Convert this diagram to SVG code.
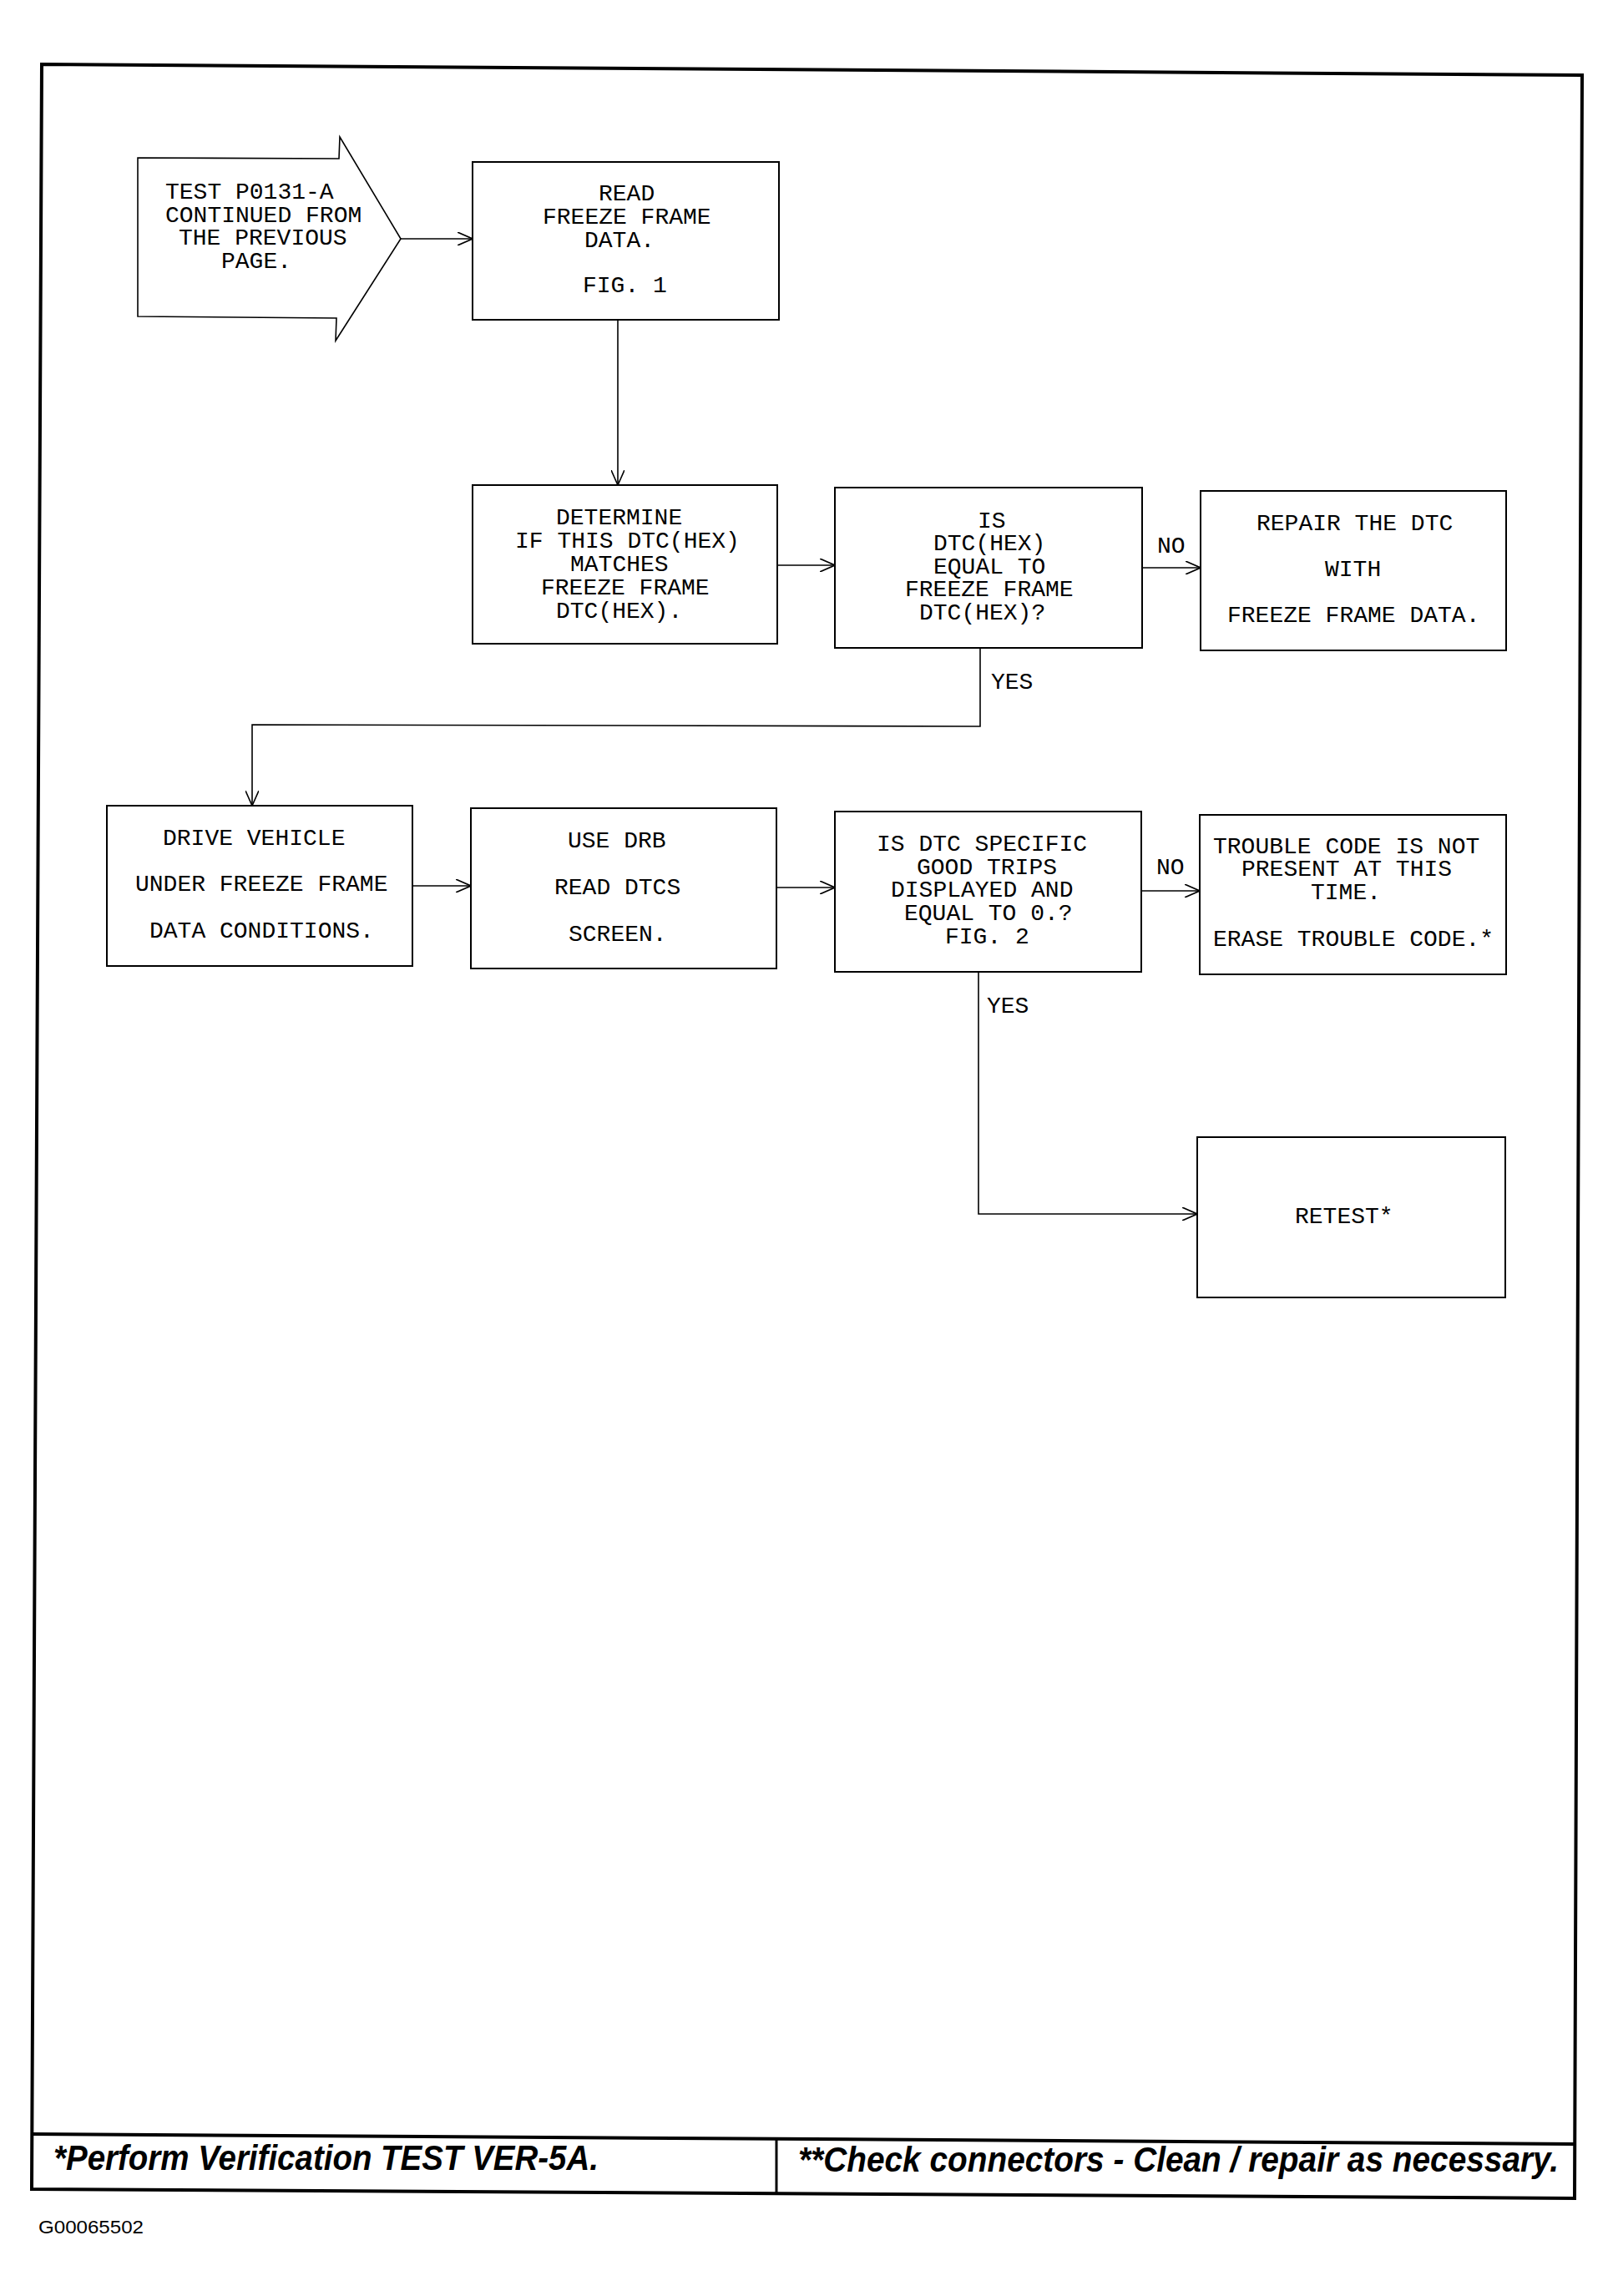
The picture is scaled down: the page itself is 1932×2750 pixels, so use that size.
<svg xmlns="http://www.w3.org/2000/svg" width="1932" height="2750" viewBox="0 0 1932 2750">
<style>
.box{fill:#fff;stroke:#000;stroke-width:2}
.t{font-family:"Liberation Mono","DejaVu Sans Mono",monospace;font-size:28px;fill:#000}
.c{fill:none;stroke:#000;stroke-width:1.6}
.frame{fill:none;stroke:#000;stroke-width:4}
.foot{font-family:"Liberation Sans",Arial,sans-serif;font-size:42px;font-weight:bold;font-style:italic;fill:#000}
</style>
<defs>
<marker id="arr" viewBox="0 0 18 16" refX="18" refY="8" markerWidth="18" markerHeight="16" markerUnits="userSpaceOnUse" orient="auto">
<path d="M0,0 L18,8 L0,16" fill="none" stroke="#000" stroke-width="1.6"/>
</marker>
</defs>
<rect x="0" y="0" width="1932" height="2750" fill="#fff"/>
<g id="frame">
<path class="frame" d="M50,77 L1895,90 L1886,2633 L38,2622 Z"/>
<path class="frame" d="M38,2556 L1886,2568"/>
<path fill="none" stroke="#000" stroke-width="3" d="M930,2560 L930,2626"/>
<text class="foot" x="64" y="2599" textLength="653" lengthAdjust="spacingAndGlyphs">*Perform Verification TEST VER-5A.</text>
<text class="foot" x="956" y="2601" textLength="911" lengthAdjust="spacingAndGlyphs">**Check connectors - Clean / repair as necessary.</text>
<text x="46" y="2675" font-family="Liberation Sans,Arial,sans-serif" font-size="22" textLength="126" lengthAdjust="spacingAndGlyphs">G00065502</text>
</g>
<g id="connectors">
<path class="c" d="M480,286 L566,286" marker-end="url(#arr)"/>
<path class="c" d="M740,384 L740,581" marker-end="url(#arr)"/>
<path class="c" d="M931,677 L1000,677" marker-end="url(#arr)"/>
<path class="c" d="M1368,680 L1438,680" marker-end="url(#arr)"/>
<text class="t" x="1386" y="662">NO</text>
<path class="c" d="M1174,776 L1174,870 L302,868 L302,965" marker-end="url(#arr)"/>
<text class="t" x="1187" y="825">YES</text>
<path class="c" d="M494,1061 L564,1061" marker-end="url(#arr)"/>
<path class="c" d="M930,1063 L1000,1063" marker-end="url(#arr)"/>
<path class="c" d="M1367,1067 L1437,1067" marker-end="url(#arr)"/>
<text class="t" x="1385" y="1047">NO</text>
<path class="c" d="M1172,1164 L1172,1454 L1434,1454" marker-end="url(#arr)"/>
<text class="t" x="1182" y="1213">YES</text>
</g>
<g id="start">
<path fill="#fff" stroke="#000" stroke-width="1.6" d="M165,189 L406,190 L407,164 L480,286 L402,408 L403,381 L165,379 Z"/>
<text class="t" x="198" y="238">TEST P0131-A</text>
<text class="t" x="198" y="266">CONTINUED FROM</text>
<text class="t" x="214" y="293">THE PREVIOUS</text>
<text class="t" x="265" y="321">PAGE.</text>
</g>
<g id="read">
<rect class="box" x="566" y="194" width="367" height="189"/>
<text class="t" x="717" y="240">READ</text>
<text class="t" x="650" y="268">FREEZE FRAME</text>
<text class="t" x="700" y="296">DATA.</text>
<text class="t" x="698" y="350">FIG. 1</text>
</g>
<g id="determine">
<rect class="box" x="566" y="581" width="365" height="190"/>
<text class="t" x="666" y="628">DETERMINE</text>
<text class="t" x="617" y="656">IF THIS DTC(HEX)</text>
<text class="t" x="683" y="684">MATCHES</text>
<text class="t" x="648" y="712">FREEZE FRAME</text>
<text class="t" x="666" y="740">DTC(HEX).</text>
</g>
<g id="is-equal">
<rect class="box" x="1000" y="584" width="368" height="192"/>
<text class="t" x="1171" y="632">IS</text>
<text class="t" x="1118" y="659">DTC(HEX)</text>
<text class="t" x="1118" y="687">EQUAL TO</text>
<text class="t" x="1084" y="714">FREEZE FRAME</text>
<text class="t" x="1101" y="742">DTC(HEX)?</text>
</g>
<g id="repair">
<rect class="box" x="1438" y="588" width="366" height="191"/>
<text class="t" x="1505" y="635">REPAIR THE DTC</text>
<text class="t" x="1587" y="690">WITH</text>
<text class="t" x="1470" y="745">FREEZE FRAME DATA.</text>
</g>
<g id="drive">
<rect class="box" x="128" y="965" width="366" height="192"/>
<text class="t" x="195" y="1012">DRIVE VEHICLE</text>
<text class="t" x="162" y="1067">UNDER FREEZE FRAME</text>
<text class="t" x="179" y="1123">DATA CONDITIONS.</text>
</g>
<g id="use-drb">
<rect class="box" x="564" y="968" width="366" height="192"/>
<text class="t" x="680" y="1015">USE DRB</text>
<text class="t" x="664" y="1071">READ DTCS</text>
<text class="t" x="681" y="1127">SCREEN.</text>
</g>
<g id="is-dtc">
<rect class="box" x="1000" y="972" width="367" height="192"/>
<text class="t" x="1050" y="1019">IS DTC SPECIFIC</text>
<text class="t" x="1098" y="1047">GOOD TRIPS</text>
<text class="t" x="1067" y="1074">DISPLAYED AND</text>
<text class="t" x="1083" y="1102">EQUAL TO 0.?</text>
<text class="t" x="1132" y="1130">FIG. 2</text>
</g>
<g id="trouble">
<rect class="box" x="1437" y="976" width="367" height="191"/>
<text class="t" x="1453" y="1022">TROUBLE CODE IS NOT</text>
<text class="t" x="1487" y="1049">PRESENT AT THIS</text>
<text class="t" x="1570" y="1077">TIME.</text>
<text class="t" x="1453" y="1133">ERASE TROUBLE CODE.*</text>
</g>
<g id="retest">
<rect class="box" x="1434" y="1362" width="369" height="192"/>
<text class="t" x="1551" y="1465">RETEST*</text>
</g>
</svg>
__________
→ GOAL OF THE EXERCISE
Using the material above, return every line exactly as it appears, minus the pictures.

→ ANSWER TO THE EXERCISE
Convert this diagram to SVG code.
The picture is scaled down: the page itself is 1932×2750 pixels, so use that size.
<svg xmlns="http://www.w3.org/2000/svg" width="1932" height="2750" viewBox="0 0 1932 2750">
<style>
.box{fill:#fff;stroke:#000;stroke-width:2}
.t{font-family:"Liberation Mono","DejaVu Sans Mono",monospace;font-size:28px;fill:#000}
.c{fill:none;stroke:#000;stroke-width:1.6}
.frame{fill:none;stroke:#000;stroke-width:4}
.foot{font-family:"Liberation Sans",Arial,sans-serif;font-size:42px;font-weight:bold;font-style:italic;fill:#000}
</style>
<defs>
<marker id="arr" viewBox="0 0 18 16" refX="18" refY="8" markerWidth="18" markerHeight="16" markerUnits="userSpaceOnUse" orient="auto">
<path d="M0,0 L18,8 L0,16" fill="none" stroke="#000" stroke-width="1.6"/>
</marker>
</defs>
<rect x="0" y="0" width="1932" height="2750" fill="#fff"/>
<g id="frame">
<path class="frame" d="M50,77 L1895,90 L1886,2633 L38,2622 Z"/>
<path class="frame" d="M38,2556 L1886,2568"/>
<path fill="none" stroke="#000" stroke-width="3" d="M930,2560 L930,2626"/>
<text class="foot" x="64" y="2599" textLength="653" lengthAdjust="spacingAndGlyphs">*Perform Verification TEST VER-5A.</text>
<text class="foot" x="956" y="2601" textLength="911" lengthAdjust="spacingAndGlyphs">**Check connectors - Clean / repair as necessary.</text>
<text x="46" y="2675" font-family="Liberation Sans,Arial,sans-serif" font-size="22" textLength="126" lengthAdjust="spacingAndGlyphs">G00065502</text>
</g>
<g id="connectors">
<path class="c" d="M480,286 L566,286" marker-end="url(#arr)"/>
<path class="c" d="M740,384 L740,581" marker-end="url(#arr)"/>
<path class="c" d="M931,677 L1000,677" marker-end="url(#arr)"/>
<path class="c" d="M1368,680 L1438,680" marker-end="url(#arr)"/>
<text class="t" x="1386" y="662">NO</text>
<path class="c" d="M1174,776 L1174,870 L302,868 L302,965" marker-end="url(#arr)"/>
<text class="t" x="1187" y="825">YES</text>
<path class="c" d="M494,1061 L564,1061" marker-end="url(#arr)"/>
<path class="c" d="M930,1063 L1000,1063" marker-end="url(#arr)"/>
<path class="c" d="M1367,1067 L1437,1067" marker-end="url(#arr)"/>
<text class="t" x="1385" y="1047">NO</text>
<path class="c" d="M1172,1164 L1172,1454 L1434,1454" marker-end="url(#arr)"/>
<text class="t" x="1182" y="1213">YES</text>
</g>
<g id="start">
<path fill="#fff" stroke="#000" stroke-width="1.6" d="M165,189 L406,190 L407,164 L480,286 L402,408 L403,381 L165,379 Z"/>
<text class="t" x="198" y="238">TEST P0131-A</text>
<text class="t" x="198" y="266">CONTINUED FROM</text>
<text class="t" x="214" y="293">THE PREVIOUS</text>
<text class="t" x="265" y="321">PAGE.</text>
</g>
<g id="read">
<rect class="box" x="566" y="194" width="367" height="189"/>
<text class="t" x="717" y="240">READ</text>
<text class="t" x="650" y="268">FREEZE FRAME</text>
<text class="t" x="700" y="296">DATA.</text>
<text class="t" x="698" y="350">FIG. 1</text>
</g>
<g id="determine">
<rect class="box" x="566" y="581" width="365" height="190"/>
<text class="t" x="666" y="628">DETERMINE</text>
<text class="t" x="617" y="656">IF THIS DTC(HEX)</text>
<text class="t" x="683" y="684">MATCHES</text>
<text class="t" x="648" y="712">FREEZE FRAME</text>
<text class="t" x="666" y="740">DTC(HEX).</text>
</g>
<g id="is-equal">
<rect class="box" x="1000" y="584" width="368" height="192"/>
<text class="t" x="1171" y="632">IS</text>
<text class="t" x="1118" y="659">DTC(HEX)</text>
<text class="t" x="1118" y="687">EQUAL TO</text>
<text class="t" x="1084" y="714">FREEZE FRAME</text>
<text class="t" x="1101" y="742">DTC(HEX)?</text>
</g>
<g id="repair">
<rect class="box" x="1438" y="588" width="366" height="191"/>
<text class="t" x="1505" y="635">REPAIR THE DTC</text>
<text class="t" x="1587" y="690">WITH</text>
<text class="t" x="1470" y="745">FREEZE FRAME DATA.</text>
</g>
<g id="drive">
<rect class="box" x="128" y="965" width="366" height="192"/>
<text class="t" x="195" y="1012">DRIVE VEHICLE</text>
<text class="t" x="162" y="1067">UNDER FREEZE FRAME</text>
<text class="t" x="179" y="1123">DATA CONDITIONS.</text>
</g>
<g id="use-drb">
<rect class="box" x="564" y="968" width="366" height="192"/>
<text class="t" x="680" y="1015">USE DRB</text>
<text class="t" x="664" y="1071">READ DTCS</text>
<text class="t" x="681" y="1127">SCREEN.</text>
</g>
<g id="is-dtc">
<rect class="box" x="1000" y="972" width="367" height="192"/>
<text class="t" x="1050" y="1019">IS DTC SPECIFIC</text>
<text class="t" x="1098" y="1047">GOOD TRIPS</text>
<text class="t" x="1067" y="1074">DISPLAYED AND</text>
<text class="t" x="1083" y="1102">EQUAL TO 0.?</text>
<text class="t" x="1132" y="1130">FIG. 2</text>
</g>
<g id="trouble">
<rect class="box" x="1437" y="976" width="367" height="191"/>
<text class="t" x="1453" y="1022">TROUBLE CODE IS NOT</text>
<text class="t" x="1487" y="1049">PRESENT AT THIS</text>
<text class="t" x="1570" y="1077">TIME.</text>
<text class="t" x="1453" y="1133">ERASE TROUBLE CODE.*</text>
</g>
<g id="retest">
<rect class="box" x="1434" y="1362" width="369" height="192"/>
<text class="t" x="1551" y="1465">RETEST*</text>
</g>
</svg>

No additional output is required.